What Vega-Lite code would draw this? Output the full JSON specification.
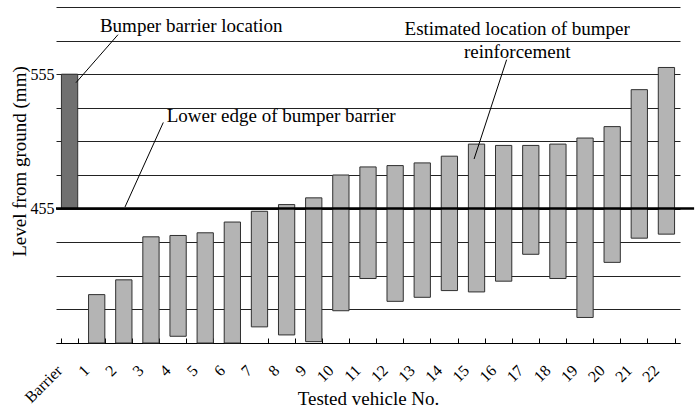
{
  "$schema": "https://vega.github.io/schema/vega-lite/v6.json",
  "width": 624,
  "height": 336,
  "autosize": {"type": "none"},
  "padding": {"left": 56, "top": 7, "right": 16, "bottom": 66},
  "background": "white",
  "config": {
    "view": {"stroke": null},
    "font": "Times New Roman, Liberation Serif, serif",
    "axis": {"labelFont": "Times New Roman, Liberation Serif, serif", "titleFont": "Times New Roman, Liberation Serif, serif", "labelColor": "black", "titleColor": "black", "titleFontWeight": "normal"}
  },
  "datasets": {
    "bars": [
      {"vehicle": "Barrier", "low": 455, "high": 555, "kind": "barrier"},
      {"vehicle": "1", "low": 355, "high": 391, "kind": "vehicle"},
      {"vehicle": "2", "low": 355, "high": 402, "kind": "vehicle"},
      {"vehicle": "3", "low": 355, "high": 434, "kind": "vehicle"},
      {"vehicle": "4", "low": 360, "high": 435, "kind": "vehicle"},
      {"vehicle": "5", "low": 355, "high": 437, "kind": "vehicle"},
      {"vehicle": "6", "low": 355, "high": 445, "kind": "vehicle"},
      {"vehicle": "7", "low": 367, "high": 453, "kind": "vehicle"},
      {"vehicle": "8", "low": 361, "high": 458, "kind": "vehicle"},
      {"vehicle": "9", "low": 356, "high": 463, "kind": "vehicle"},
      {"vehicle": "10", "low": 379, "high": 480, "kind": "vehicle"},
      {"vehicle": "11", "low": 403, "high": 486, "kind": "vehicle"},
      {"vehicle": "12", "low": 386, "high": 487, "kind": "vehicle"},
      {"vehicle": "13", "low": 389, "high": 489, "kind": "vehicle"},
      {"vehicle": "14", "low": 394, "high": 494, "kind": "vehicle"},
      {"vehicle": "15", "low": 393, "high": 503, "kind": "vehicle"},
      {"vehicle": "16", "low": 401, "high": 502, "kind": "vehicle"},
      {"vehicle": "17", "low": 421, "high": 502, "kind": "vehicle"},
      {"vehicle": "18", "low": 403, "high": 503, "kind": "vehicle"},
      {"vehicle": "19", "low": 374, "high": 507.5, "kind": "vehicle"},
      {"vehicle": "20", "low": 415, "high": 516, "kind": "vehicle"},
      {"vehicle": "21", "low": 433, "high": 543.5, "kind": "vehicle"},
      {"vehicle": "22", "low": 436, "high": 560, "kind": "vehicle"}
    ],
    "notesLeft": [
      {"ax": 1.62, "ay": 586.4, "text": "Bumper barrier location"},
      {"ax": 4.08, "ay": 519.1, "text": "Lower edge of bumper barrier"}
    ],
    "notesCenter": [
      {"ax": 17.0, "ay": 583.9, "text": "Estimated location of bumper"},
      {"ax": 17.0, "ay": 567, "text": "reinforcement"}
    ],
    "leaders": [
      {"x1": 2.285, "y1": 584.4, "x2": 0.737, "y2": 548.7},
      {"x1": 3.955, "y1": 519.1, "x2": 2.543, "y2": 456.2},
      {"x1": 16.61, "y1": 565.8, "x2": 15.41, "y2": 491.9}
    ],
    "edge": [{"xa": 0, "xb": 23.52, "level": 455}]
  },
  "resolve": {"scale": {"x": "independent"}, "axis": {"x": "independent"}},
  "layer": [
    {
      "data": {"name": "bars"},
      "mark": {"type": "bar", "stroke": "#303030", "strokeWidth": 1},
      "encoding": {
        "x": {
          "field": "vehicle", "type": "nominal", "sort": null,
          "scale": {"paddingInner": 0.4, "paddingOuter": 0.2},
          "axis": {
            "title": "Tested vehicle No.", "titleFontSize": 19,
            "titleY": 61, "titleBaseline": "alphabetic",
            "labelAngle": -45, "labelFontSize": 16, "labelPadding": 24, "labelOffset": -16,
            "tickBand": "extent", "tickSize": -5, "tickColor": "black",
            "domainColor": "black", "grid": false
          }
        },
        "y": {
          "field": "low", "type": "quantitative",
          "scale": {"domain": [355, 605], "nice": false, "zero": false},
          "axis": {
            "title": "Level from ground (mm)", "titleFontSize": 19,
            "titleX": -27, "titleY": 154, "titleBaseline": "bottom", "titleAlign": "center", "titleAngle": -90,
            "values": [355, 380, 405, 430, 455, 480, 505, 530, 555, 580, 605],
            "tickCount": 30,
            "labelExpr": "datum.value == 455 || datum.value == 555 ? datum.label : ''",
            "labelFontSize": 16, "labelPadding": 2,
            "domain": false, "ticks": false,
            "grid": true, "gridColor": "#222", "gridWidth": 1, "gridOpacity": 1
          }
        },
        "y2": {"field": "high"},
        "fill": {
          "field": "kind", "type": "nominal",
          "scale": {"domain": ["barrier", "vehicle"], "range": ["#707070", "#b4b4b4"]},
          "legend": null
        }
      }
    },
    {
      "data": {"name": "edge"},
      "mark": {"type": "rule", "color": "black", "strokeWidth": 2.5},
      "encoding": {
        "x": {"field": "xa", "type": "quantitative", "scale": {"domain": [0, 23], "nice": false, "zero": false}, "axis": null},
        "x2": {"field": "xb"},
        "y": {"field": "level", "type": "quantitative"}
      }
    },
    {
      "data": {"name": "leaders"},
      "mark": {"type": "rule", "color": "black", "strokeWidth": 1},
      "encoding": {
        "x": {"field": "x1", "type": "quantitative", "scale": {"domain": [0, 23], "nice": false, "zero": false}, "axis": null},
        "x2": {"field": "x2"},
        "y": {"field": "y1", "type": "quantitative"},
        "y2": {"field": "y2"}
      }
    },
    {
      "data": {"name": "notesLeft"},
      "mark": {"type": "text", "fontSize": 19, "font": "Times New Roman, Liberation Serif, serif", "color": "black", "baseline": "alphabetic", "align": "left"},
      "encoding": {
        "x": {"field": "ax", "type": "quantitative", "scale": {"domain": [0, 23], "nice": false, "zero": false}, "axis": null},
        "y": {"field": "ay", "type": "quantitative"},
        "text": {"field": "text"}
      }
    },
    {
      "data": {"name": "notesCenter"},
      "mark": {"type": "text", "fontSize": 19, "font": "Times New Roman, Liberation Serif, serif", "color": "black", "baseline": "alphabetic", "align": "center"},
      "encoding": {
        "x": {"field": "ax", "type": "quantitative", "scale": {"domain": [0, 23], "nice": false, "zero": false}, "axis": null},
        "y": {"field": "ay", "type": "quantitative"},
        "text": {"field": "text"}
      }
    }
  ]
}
- - - - - - -
• WHAT THE TASK ASKS
Set the pictures aside and transcribe the data above exactly.

• SOLUTION FOR THIS TASK
What Vega-Lite code would draw this? Output the full JSON specification.
{
  "$schema": "https://vega.github.io/schema/vega-lite/v6.json",
  "width": 624,
  "height": 336,
  "autosize": {"type": "none"},
  "padding": {"left": 56, "top": 7, "right": 16, "bottom": 66},
  "background": "white",
  "config": {
    "view": {"stroke": null},
    "font": "Times New Roman, Liberation Serif, serif",
    "axis": {"labelFont": "Times New Roman, Liberation Serif, serif", "titleFont": "Times New Roman, Liberation Serif, serif", "labelColor": "black", "titleColor": "black", "titleFontWeight": "normal"}
  },
  "datasets": {
    "bars": [
      {"vehicle": "Barrier", "low": 455, "high": 555, "kind": "barrier"},
      {"vehicle": "1", "low": 355, "high": 391, "kind": "vehicle"},
      {"vehicle": "2", "low": 355, "high": 402, "kind": "vehicle"},
      {"vehicle": "3", "low": 355, "high": 434, "kind": "vehicle"},
      {"vehicle": "4", "low": 360, "high": 435, "kind": "vehicle"},
      {"vehicle": "5", "low": 355, "high": 437, "kind": "vehicle"},
      {"vehicle": "6", "low": 355, "high": 445, "kind": "vehicle"},
      {"vehicle": "7", "low": 367, "high": 453, "kind": "vehicle"},
      {"vehicle": "8", "low": 361, "high": 458, "kind": "vehicle"},
      {"vehicle": "9", "low": 356, "high": 463, "kind": "vehicle"},
      {"vehicle": "10", "low": 379, "high": 480, "kind": "vehicle"},
      {"vehicle": "11", "low": 403, "high": 486, "kind": "vehicle"},
      {"vehicle": "12", "low": 386, "high": 487, "kind": "vehicle"},
      {"vehicle": "13", "low": 389, "high": 489, "kind": "vehicle"},
      {"vehicle": "14", "low": 394, "high": 494, "kind": "vehicle"},
      {"vehicle": "15", "low": 393, "high": 503, "kind": "vehicle"},
      {"vehicle": "16", "low": 401, "high": 502, "kind": "vehicle"},
      {"vehicle": "17", "low": 421, "high": 502, "kind": "vehicle"},
      {"vehicle": "18", "low": 403, "high": 503, "kind": "vehicle"},
      {"vehicle": "19", "low": 374, "high": 507.5, "kind": "vehicle"},
      {"vehicle": "20", "low": 415, "high": 516, "kind": "vehicle"},
      {"vehicle": "21", "low": 433, "high": 543.5, "kind": "vehicle"},
      {"vehicle": "22", "low": 436, "high": 560, "kind": "vehicle"}
    ],
    "notesLeft": [
      {"ax": 1.62, "ay": 586.4, "text": "Bumper barrier location"},
      {"ax": 4.08, "ay": 519.1, "text": "Lower edge of bumper barrier"}
    ],
    "notesCenter": [
      {"ax": 17.0, "ay": 583.9, "text": "Estimated location of bumper"},
      {"ax": 17.0, "ay": 567, "text": "reinforcement"}
    ],
    "leaders": [
      {"x1": 2.285, "y1": 584.4, "x2": 0.737, "y2": 548.7},
      {"x1": 3.955, "y1": 519.1, "x2": 2.543, "y2": 456.2},
      {"x1": 16.61, "y1": 565.8, "x2": 15.41, "y2": 491.9}
    ],
    "edge": [{"xa": 0, "xb": 23.52, "level": 455}]
  },
  "resolve": {"scale": {"x": "independent"}, "axis": {"x": "independent"}},
  "layer": [
    {
      "data": {"name": "bars"},
      "mark": {"type": "bar", "stroke": "#303030", "strokeWidth": 1},
      "encoding": {
        "x": {
          "field": "vehicle", "type": "nominal", "sort": null,
          "scale": {"paddingInner": 0.4, "paddingOuter": 0.2},
          "axis": {
            "title": "Tested vehicle No.", "titleFontSize": 19,
            "titleY": 61, "titleBaseline": "alphabetic",
            "labelAngle": -45, "labelFontSize": 16, "labelPadding": 24, "labelOffset": -16,
            "tickBand": "extent", "tickSize": -5, "tickColor": "black",
            "domainColor": "black", "grid": false
          }
        },
        "y": {
          "field": "low", "type": "quantitative",
          "scale": {"domain": [355, 605], "nice": false, "zero": false},
          "axis": {
            "title": "Level from ground (mm)", "titleFontSize": 19,
            "titleX": -27, "titleY": 154, "titleBaseline": "bottom", "titleAlign": "center", "titleAngle": -90,
            "values": [355, 380, 405, 430, 455, 480, 505, 530, 555, 580, 605],
            "tickCount": 30,
            "labelExpr": "datum.value == 455 || datum.value == 555 ? datum.label : ''",
            "labelFontSize": 16, "labelPadding": 2,
            "domain": false, "ticks": false,
            "grid": true, "gridColor": "#222", "gridWidth": 1, "gridOpacity": 1
          }
        },
        "y2": {"field": "high"},
        "fill": {
          "field": "kind", "type": "nominal",
          "scale": {"domain": ["barrier", "vehicle"], "range": ["#707070", "#b4b4b4"]},
          "legend": null
        }
      }
    },
    {
      "data": {"name": "edge"},
      "mark": {"type": "rule", "color": "black", "strokeWidth": 2.5},
      "encoding": {
        "x": {"field": "xa", "type": "quantitative", "scale": {"domain": [0, 23], "nice": false, "zero": false}, "axis": null},
        "x2": {"field": "xb"},
        "y": {"field": "level", "type": "quantitative"}
      }
    },
    {
      "data": {"name": "leaders"},
      "mark": {"type": "rule", "color": "black", "strokeWidth": 1},
      "encoding": {
        "x": {"field": "x1", "type": "quantitative", "scale": {"domain": [0, 23], "nice": false, "zero": false}, "axis": null},
        "x2": {"field": "x2"},
        "y": {"field": "y1", "type": "quantitative"},
        "y2": {"field": "y2"}
      }
    },
    {
      "data": {"name": "notesLeft"},
      "mark": {"type": "text", "fontSize": 19, "font": "Times New Roman, Liberation Serif, serif", "color": "black", "baseline": "alphabetic", "align": "left"},
      "encoding": {
        "x": {"field": "ax", "type": "quantitative", "scale": {"domain": [0, 23], "nice": false, "zero": false}, "axis": null},
        "y": {"field": "ay", "type": "quantitative"},
        "text": {"field": "text"}
      }
    },
    {
      "data": {"name": "notesCenter"},
      "mark": {"type": "text", "fontSize": 19, "font": "Times New Roman, Liberation Serif, serif", "color": "black", "baseline": "alphabetic", "align": "center"},
      "encoding": {
        "x": {"field": "ax", "type": "quantitative", "scale": {"domain": [0, 23], "nice": false, "zero": false}, "axis": null},
        "y": {"field": "ay", "type": "quantitative"},
        "text": {"field": "text"}
      }
    }
  ]
}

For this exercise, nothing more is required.